A message posted on Twitter by Kerri Kasem said: "Early this Father's Day morning, our dad Casey Kasem passed away surrounded by family and friends.
"Even though we know he is in a better place and no longer suffering, we are heartbroken.
"Thank you for all your love, support and prayers. The world will miss Casey Kasem, an incredible talent and humanitarian; we will miss our Dad."
Kasem began his career in the 1950s and found fame with the chart programme.
He famously ended his broadcasts with his signature sign-off: "Keep your feet on the ground and keep reaching for the stars."
After spells hosting countdown shows under other titles, he returned to American Top 40 in the 1990s and retired from the airwaves in 2009.
Around the world, his radio rundown was broadcast in 50 countries and he was known for the spin-off TV show America's Top 10.
In Scooby-Doo, Kasem voiced the scruffy, food-loving but sometimes cowardly Shaggy from the first series in 1969 until 1995, and again from 2002 until 2009.
He had numerous other roles in TV shows, animations and commercials over the years.
The veteran presenter received a star on the Hollywood Walk of Fame in 1981 and was inducted into the National Radio Hall of Fame in 1992. In 2003, he was honoured with the Radio Icon award at The Radio Music Awards in Las Vegas.
'One of the greats'
Among those paying tribute were Ryan Seacrest, who took over from Kasem as host of American Top 40 in 2004.
In a statement, Seacrest recalled how he would listen to Kasem every week "and dream about someday becoming a radio DJ".
"Casey had a distinctive friendly on-air voice, and he was just as affable and nice if you had the privilege to be in his company. He'll be greatly missed by all of us," he said.
Rock star Bryan Adams described him as "one of the greats of American radio".
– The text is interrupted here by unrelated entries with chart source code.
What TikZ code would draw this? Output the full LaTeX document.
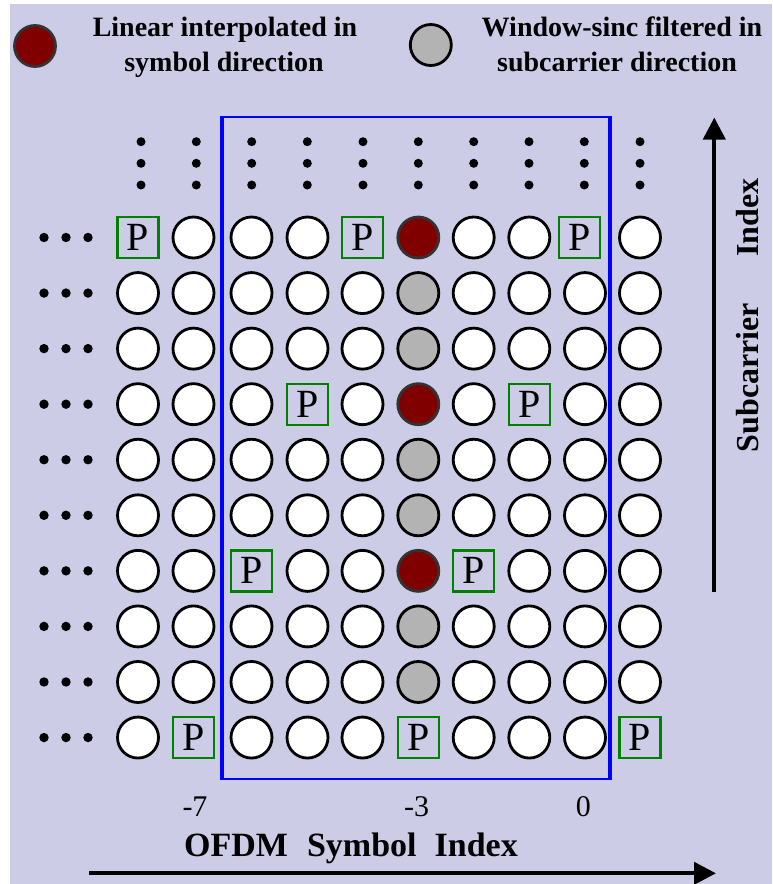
\documentclass[tikz,border=0pt]{standalone}
\usepackage{fontspec}
\setmainfont{Liberation Serif}
\usetikzlibrary{arrows.meta}
\definecolor{bg}{RGB}{204,204,230}
\definecolor{redc}{RGB}{128,0,0}
\definecolor{grayc}{RGB}{179,179,179}
\definecolor{pgreen}{RGB}{0,128,0}
\definecolor{bluel}{RGB}{0,0,255}
\newcommand\celltxtpil{P}
\newcommand\celltxtpln{}
\newcommand\celltxtitp{}
\newcommand\celltxtflt{}
\begin{document}
\begin{tikzpicture}[x=1pt,y=-1pt,
  pln/.style={circle,draw=black,line width=2.8pt,fill=white,minimum size=41pt,inner sep=0pt},
  itp/.style={pln,fill=redc,draw=black!80},
  flt/.style={pln,fill=grayc},
  pil/.style={rectangle,draw=pgreen,line width=2.3pt,minimum size=41pt,inner sep=0pt,
    font=\fontsize{40}{40}\selectfont},
  dotc/.style={circle,fill=black,draw=none,inner sep=0pt,minimum size=9.4pt},
  title/.style={font=\bfseries\fontsize{28}{34}\selectfont,anchor=base},
  num/.style={font=\fontsize{30}{30}\selectfont,anchor=base},
  axis/.style={line width=4pt,-{Triangle[length=22pt,width=22pt]}},
  frame/.style={draw=bluel}]
\useasboundingbox (0,0) rectangle (772,884);
\fill[white] (0,0) rectangle (772,884);
\fill[bg] (10,4) rectangle (772,884);
% legend
\node[itp] (legR) at (35,46) {};
\node[flt] (legG) at (430.8,45) {};
\node[title] (t1a) at (225,36) {Linear interpolated in};
\node[title] (t1b) at (224,71) {symbol direction};
\node[title] (t2a) at (622,36) {Window-sinc filtered in};
\node[title] (t2b) at (617,71) {subcarrier direction};
% blue frame
\coordinate (fTL) at (221.7,117.3);
\coordinate (fTR) at (610,117.3);
\coordinate (fBL) at (221.7,779);
\coordinate (fBR) at (610,779);
\draw[frame,line width=2pt] (fTL) -- (fTR);
\draw[frame,line width=2pt] (fBL) -- (fBR);
\draw[frame,line width=4pt] ([yshift=1pt]fTL) -- ([yshift=-1pt]fBL);
\draw[frame,line width=4pt] ([yshift=1pt]fTR) -- ([yshift=-1pt]fBR);
% grid
\foreach [count=\r] \rowspec in {
  {pil,pln,pln,pln,pil,itp,pln,pln,pil,pln},
  {pln,pln,pln,pln,pln,flt,pln,pln,pln,pln},
  {pln,pln,pln,pln,pln,flt,pln,pln,pln,pln},
  {pln,pln,pln,pil,pln,itp,pln,pil,pln,pln},
  {pln,pln,pln,pln,pln,flt,pln,pln,pln,pln},
  {pln,pln,pln,pln,pln,flt,pln,pln,pln,pln},
  {pln,pln,pil,pln,pln,itp,pil,pln,pln,pln},
  {pln,pln,pln,pln,pln,flt,pln,pln,pln,pln},
  {pln,pln,pln,pln,pln,flt,pln,pln,pln,pln},
  {pln,pil,pln,pln,pln,pil,pln,pln,pln,pil}}{
  \pgfmathsetmacro\yy{237.5+55.56*(\r-1)}
  \foreach [count=\c] \t in \rowspec {
    \pgfmathsetmacro\xx{{138,193.5,251.5,307.5,362.5,418.3,473.7,529.3,585,640}[\c-1]}
    \ifnum\r=1 \ifnum\c=9 \pgfmathsetmacro\xx{579.5}\fi\fi
    \node[\t] (n-\r-\c) at (\xx,\yy) {\csname celltxt\t\endcsname};
  }
  \foreach [count=\k] \dx in {44,66,88}
    \node[dotc] (ld-\r-\k) at (\dx,\yy) {};
}
% top vertical dots
\foreach [count=\c] \xx in {141,196.3,251.7,307.3,363,418.3,473.7,529,584.3,640}
  \foreach [count=\k] \yy in {141.7,163.3,185}
    \node[dotc,minimum size=9pt] (td-\c-\k) at (\xx,\yy) {};
% axis numbers
\node[num] (m7) at (195,816.5) {-7};
\node[num] (m3) at (416.7,816.5) {-3};
\node[num] (z0) at (583.3,816.5) {0};
\node[font=\bfseries\fontsize{34}{34}\selectfont,anchor=base] (xl) at (351,856.5)
  {OFDM\hspace{19pt}Symbol\hspace{18pt}Index};
% axes
\coordinate (hs) at (89,873.3);
\coordinate (he) at (716,873.3);
\draw[axis] (hs) -- (he);
\coordinate (vs) at (714.3,591.7);
\coordinate (ve) at (714.3,117.5);
\draw[axis] (vs) -- (ve);
\node[font=\bfseries\fontsize{32}{32}\selectfont,rotate=90] (yl) at (748,315.5)
  {Subcarrier\hspace{46pt}Index};
\end{tikzpicture}
\end{document}
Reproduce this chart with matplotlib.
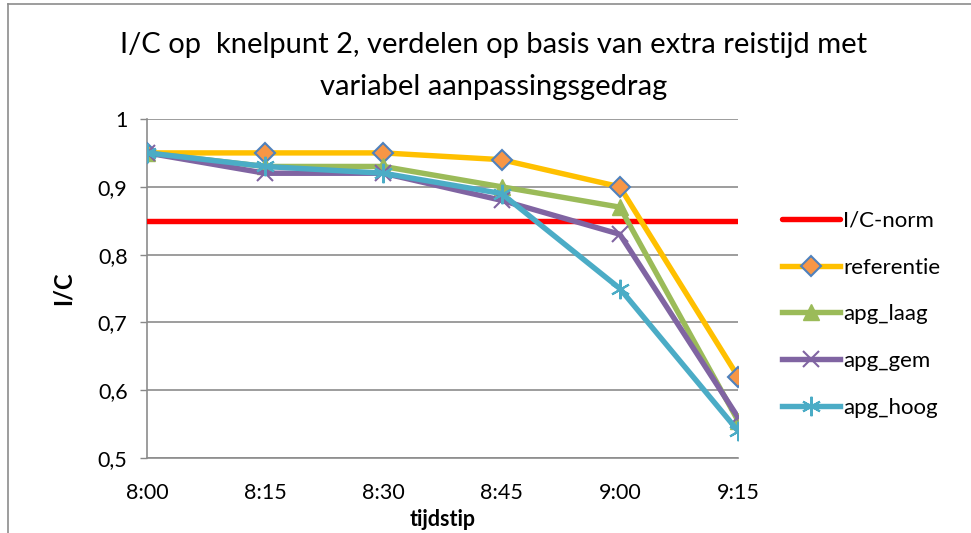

Last month, Jean Kasem moved her husband from a California nursing home to friends in Washington state, after courts in California awarded Kerri temporary conservatorship over her father's care.
Court documents showed that Kasem's daughters Kerri and Julie had accused Jean of "elder abuse" by isolating their father from his children. Kasem and Jean also had a daughter together called Liberty.